▶ _TASK DIRECTIONS_:
Starting at the first line of the data, print each line verbatim up to and including the line bearing "2.344, 2.351]", omitting pictures.

▶ _INFORMATION SHOWN_:
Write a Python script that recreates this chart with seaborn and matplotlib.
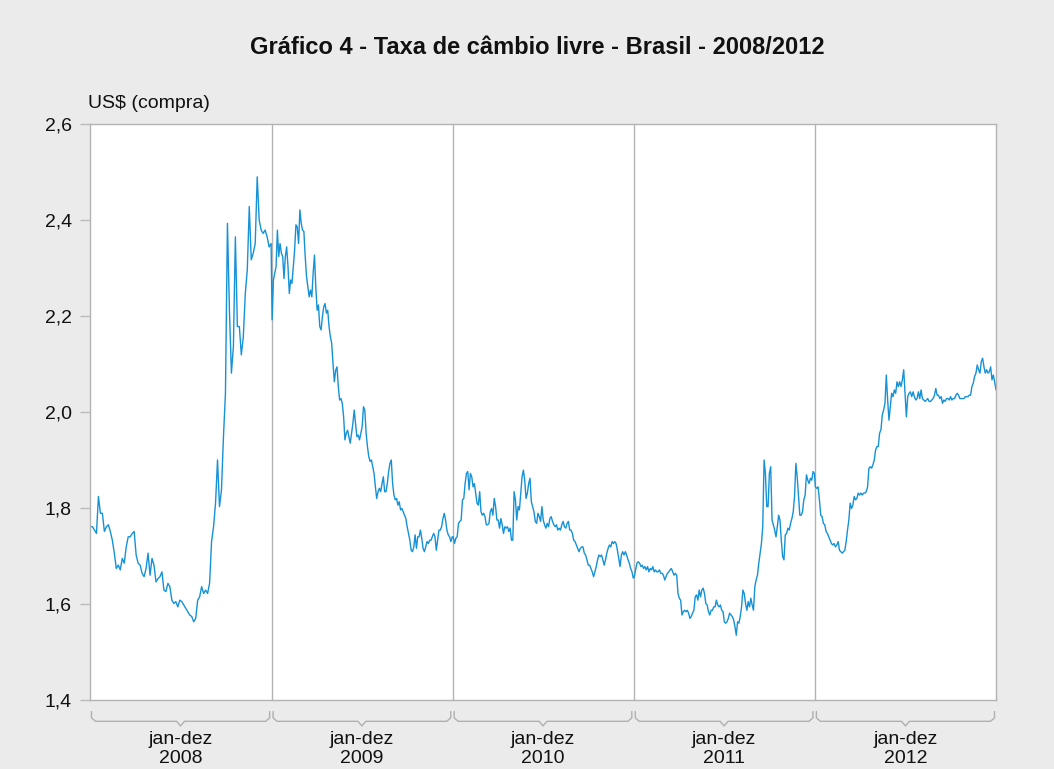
import numpy as np
import pandas as pd
import matplotlib
matplotlib.use("Agg")
import matplotlib.pyplot as plt
import seaborn as sns

# ---------------- data (R$/US$, compra) ----------------
years = [2008, 2009, 2010, 2011, 2012]
year_labels = ["2008", "2009", "2010", "2011", "2012"]
period_label = "jan-dez"

rate_2008 = [1.761, 1.761, 1.754, 1.747, 1.824, 1.789, 1.789, 1.751, 1.761, 1.765,
             1.751, 1.733, 1.706, 1.674, 1.681, 1.671, 1.695, 1.685, 1.719, 1.740,
             1.740, 1.747, 1.751, 1.702, 1.685, 1.681, 1.664, 1.657, 1.674, 1.706,
             1.660, 1.695, 1.681, 1.646, 1.653, 1.657, 1.667, 1.629, 1.626, 1.643,
             1.636, 1.608, 1.601, 1.605, 1.594, 1.608, 1.605, 1.598, 1.591, 1.584,
             1.577, 1.574, 1.563, 1.570, 1.608, 1.615, 1.636, 1.622, 1.629, 1.622,
             1.643, 1.730, 1.761, 1.810, 1.900, 1.803, 1.838, 1.949, 2.039, 2.393,
             2.212, 2.081, 2.136, 2.365, 2.178, 2.178, 2.119, 2.157, 2.247, 2.296,
             2.428, 2.317, 2.331, 2.351, 2.490, 2.400, 2.379, 2.372, 2.379, 2.365,
             2.344, 2.351]

rate_2009 = [2.192, 2.275, 2.289, 2.303, 2.379, 2.324, 2.351, 2.331, 2.324, 2.278,
             2.324, 2.344, 2.303, 2.247, 2.275, 2.268, 2.303, 2.337, 2.390, 2.386,
             2.351, 2.421, 2.393, 2.379, 2.376, 2.324, 2.282, 2.261, 2.240, 2.254,
             2.240, 2.289, 2.327, 2.261, 2.212, 2.223, 2.178, 2.171, 2.199, 2.219,
             2.226, 2.206, 2.212, 2.178, 2.157, 2.143, 2.101, 2.063, 2.087, 2.094,
             2.053, 2.025, 2.028, 2.018, 1.990, 1.942, 1.956, 1.962, 1.949, 1.935,
             1.956, 1.976, 2.004, 1.976, 1.949, 1.952, 1.942, 1.956, 1.969, 2.011,
             2.004, 1.956, 1.928, 1.907, 1.897, 1.900, 1.886, 1.872, 1.844, 1.820,
             1.834, 1.841, 1.834, 1.851, 1.865, 1.834, 1.834, 1.851, 1.876, 1.893,
             1.900, 1.851, 1.827, 1.817, 1.820, 1.806, 1.813, 1.796, 1.799, 1.792,
             1.785, 1.778, 1.761, 1.747, 1.733, 1.712, 1.709, 1.719, 1.744, 1.716,
             1.740, 1.740, 1.754, 1.737, 1.716, 1.709, 1.719, 1.730, 1.726, 1.733,
             1.733, 1.740, 1.747, 1.740, 1.712, 1.733, 1.754, 1.754, 1.761, 1.778,
             1.789, 1.775, 1.754, 1.744, 1.740, 1.730, 1.740]

rate_2010 = [1.740, 1.726, 1.737, 1.740, 1.768, 1.772, 1.775, 1.817, 1.820, 1.851,
             1.872, 1.876, 1.838, 1.872, 1.865, 1.844, 1.851, 1.831, 1.810, 1.806,
             1.834, 1.792, 1.785, 1.789, 1.782, 1.765, 1.765, 1.768, 1.792, 1.799,
             1.785, 1.820, 1.803, 1.775, 1.775, 1.758, 1.778, 1.765, 1.747, 1.761,
             1.758, 1.761, 1.751, 1.758, 1.733, 1.733, 1.834, 1.817, 1.775, 1.803,
             1.796, 1.831, 1.865, 1.879, 1.858, 1.820, 1.831, 1.851, 1.862, 1.813,
             1.803, 1.792, 1.772, 1.768, 1.789, 1.782, 1.772, 1.803, 1.775, 1.765,
             1.758, 1.768, 1.761, 1.778, 1.782, 1.772, 1.765, 1.761, 1.765, 1.754,
             1.758, 1.754, 1.765, 1.772, 1.761, 1.758, 1.768, 1.772, 1.754, 1.754,
             1.747, 1.733, 1.730, 1.723, 1.716, 1.709, 1.716, 1.719, 1.719, 1.706,
             1.702, 1.692, 1.681, 1.681, 1.674, 1.667, 1.657, 1.667, 1.678, 1.692,
             1.702, 1.699, 1.702, 1.692, 1.681, 1.692, 1.706, 1.716, 1.723, 1.719,
             1.730, 1.726, 1.730, 1.726, 1.712, 1.695, 1.678, 1.702, 1.709, 1.702,
             1.709, 1.702, 1.692, 1.685, 1.674, 1.667, 1.654]

rate_2011 = [1.657, 1.671, 1.685, 1.688, 1.685, 1.678, 1.681, 1.674, 1.678, 1.671,
             1.678, 1.667, 1.674, 1.671, 1.678, 1.667, 1.671, 1.667, 1.667, 1.671,
             1.664, 1.664, 1.660, 1.650, 1.657, 1.664, 1.667, 1.671, 1.674, 1.667,
             1.660, 1.664, 1.660, 1.622, 1.612, 1.608, 1.577, 1.584, 1.587, 1.584,
             1.587, 1.581, 1.570, 1.574, 1.581, 1.587, 1.615, 1.619, 1.608, 1.629,
             1.615, 1.629, 1.633, 1.622, 1.601, 1.598, 1.584, 1.577, 1.587, 1.587,
             1.594, 1.594, 1.608, 1.598, 1.594, 1.598, 1.587, 1.584, 1.563, 1.560,
             1.563, 1.570, 1.581, 1.577, 1.574, 1.567, 1.553, 1.535, 1.563, 1.560,
             1.574, 1.594, 1.629, 1.622, 1.601, 1.587, 1.605, 1.594, 1.612, 1.598,
             1.587, 1.636, 1.650, 1.660, 1.685, 1.706, 1.726, 1.761, 1.900, 1.872,
             1.803, 1.803, 1.872, 1.886, 1.775, 1.765, 1.754, 1.740, 1.761, 1.785,
             1.775, 1.733, 1.699, 1.692, 1.744, 1.747, 1.758, 1.754, 1.768, 1.778,
             1.792, 1.824, 1.893, 1.865, 1.824, 1.785, 1.785, 1.792, 1.817, 1.827,
             1.869, 1.858, 1.851, 1.862, 1.858, 1.876, 1.872]

rate_2012 = [1.844, 1.841, 1.844, 1.817, 1.785, 1.782, 1.768, 1.765, 1.751, 1.747,
             1.740, 1.733, 1.726, 1.723, 1.726, 1.719, 1.723, 1.730, 1.712, 1.709,
             1.706, 1.709, 1.712, 1.730, 1.754, 1.775, 1.810, 1.799, 1.806, 1.824,
             1.817, 1.820, 1.831, 1.827, 1.831, 1.827, 1.831, 1.831, 1.834, 1.844,
             1.883, 1.886, 1.883, 1.890, 1.900, 1.921, 1.928, 1.928, 1.956, 1.963,
             1.994, 2.004, 2.018, 2.077, 2.025, 1.983, 2.011, 2.039, 2.032, 2.046,
             2.039, 2.063, 2.053, 2.063, 2.053, 2.067, 2.088, 2.039, 1.990, 2.032,
             2.039, 2.042, 2.032, 2.042, 2.032, 2.025, 2.028, 2.042, 2.028, 2.046,
             2.028, 2.025, 2.022, 2.025, 2.028, 2.022, 2.022, 2.025, 2.028, 2.035,
             2.049, 2.035, 2.035, 2.028, 2.032, 2.018, 2.025, 2.022, 2.028, 2.028,
             2.025, 2.032, 2.025, 2.028, 2.028, 2.035, 2.039, 2.035, 2.028, 2.028,
             2.028, 2.028, 2.032, 2.032, 2.032, 2.035, 2.035, 2.053, 2.060, 2.074,
             2.081, 2.098, 2.088, 2.081, 2.105, 2.112, 2.094, 2.081, 2.088, 2.081,
             2.084, 2.094, 2.067, 2.077, 2.063, 2.046]

rates_by_year = [rate_2008, rate_2009, rate_2010, rate_2011, rate_2012]

y_ticks = [1.4, 1.6, 1.8, 2.0, 2.2, 2.4, 2.6]
y_tick_labels = ["1,4", "1,6", "1,8", "2,0", "2,2", "2,4", "2,6"]

title = "Gráfico 4 - Taxa de câmbio livre - Brasil - 2008/2012"
unit_label = "US$ (compra)"

# ---------------- build the frame ----------------
frames = []
for yr, vals in zip(years, rates_by_year):
    d = pd.date_range(f"{yr}-01-02", f"{yr}-12-31", periods=len(vals))
    frames.append(pd.DataFrame({"data": d, "taxa": vals}))
df = pd.concat(frames, ignore_index=True)

# ---------------- style ----------------
sns.set_theme(style="white")
plt.rcParams["font.family"] = ["Liberation Sans", "DejaVu Sans"]

BG = "#ebebeb"
GRID = "#b3b3b3"
LINE = "#1592d6"
TXT = "#111111"

fig = plt.figure(figsize=(10.54, 7.69), dpi=100, facecolor=BG)
ax = fig.add_axes([90 / 1054, 69 / 769, 906 / 1054, 576 / 769])
ax.set_facecolor("white")

sns.lineplot(data=df, x="data", y="taxa", ax=ax, color=LINE, linewidth=1.0)

x0 = pd.Timestamp("2008-01-01")
x1 = pd.Timestamp("2012-12-31")
ax.set_xlim(x0, x1)
ax.set_ylim(1.4, 2.6)

# year separators
for yr in years[1:]:
    ax.axvline(pd.Timestamp(f"{yr}-01-01"), color=GRID, linewidth=1.0, zorder=1)

for s in ax.spines.values():
    s.set_color(GRID)
    s.set_linewidth(1.0)

ax.set_yticks(y_ticks)
ax.set_yticklabels(y_tick_labels, fontsize=14, color=TXT)
ax.tick_params(axis="y", which="both", left=True, length=7, width=1.0,
               color="#bdbdbd", pad=6)
ax.set_xticks([])
ax.set_xlabel("")
ax.set_ylabel("")

fig.text(537 / 1054, 1 - 48 / 769, title, ha="center", va="center",
         fontsize=17, fontweight="bold", color=TXT)
fig.text(88 / 1054, 1 - 103 / 769, unit_label, ha="left", va="center",
         fontsize=14, color=TXT)

# curly braces below each year + labels
trans = ax.get_xaxis_transform()
yt, ym, yb = -0.020, -0.037, -0.045
brace_col = "#b0b0b0"
for yr, lab in zip(years, year_labels):
    a = pd.Timestamp(f"{yr}-01-01") + pd.Timedelta(days=3)
    b = pd.Timestamp(f"{yr}-12-31") - pd.Timedelta(days=3)
    c = a + (b - a) / 2
    r = pd.Timedelta(days=8)
    xs = [a, a, a + r, c - r, c, c + r, b - r, b, b]
    ys = [yt, ym + 0.006, ym, ym, yb, ym, ym, ym + 0.006, yt]
    ax.plot(xs, ys, transform=trans, color=brace_col, linewidth=1.0,
            clip_on=False, solid_joinstyle="round")
    ax.text(c, -0.068, period_label, transform=trans, ha="center", va="center",
            fontsize=14, color=TXT)
    ax.text(c, -0.102, lab, transform=trans, ha="center", va="center",
            fontsize=14, color=TXT)

fig.savefig("out.png", dpi=100, facecolor=BG)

▶ _FINAL RESULT_:
Write a Python script that recreates this chart with seaborn and matplotlib.
import numpy as np
import pandas as pd
import matplotlib
matplotlib.use("Agg")
import matplotlib.pyplot as plt
import seaborn as sns

# ---------------- data (R$/US$, compra) ----------------
years = [2008, 2009, 2010, 2011, 2012]
year_labels = ["2008", "2009", "2010", "2011", "2012"]
period_label = "jan-dez"

rate_2008 = [1.761, 1.761, 1.754, 1.747, 1.824, 1.789, 1.789, 1.751, 1.761, 1.765,
             1.751, 1.733, 1.706, 1.674, 1.681, 1.671, 1.695, 1.685, 1.719, 1.740,
             1.740, 1.747, 1.751, 1.702, 1.685, 1.681, 1.664, 1.657, 1.674, 1.706,
             1.660, 1.695, 1.681, 1.646, 1.653, 1.657, 1.667, 1.629, 1.626, 1.643,
             1.636, 1.608, 1.601, 1.605, 1.594, 1.608, 1.605, 1.598, 1.591, 1.584,
             1.577, 1.574, 1.563, 1.570, 1.608, 1.615, 1.636, 1.622, 1.629, 1.622,
             1.643, 1.730, 1.761, 1.810, 1.900, 1.803, 1.838, 1.949, 2.039, 2.393,
             2.212, 2.081, 2.136, 2.365, 2.178, 2.178, 2.119, 2.157, 2.247, 2.296,
             2.428, 2.317, 2.331, 2.351, 2.490, 2.400, 2.379, 2.372, 2.379, 2.365,
             2.344, 2.351]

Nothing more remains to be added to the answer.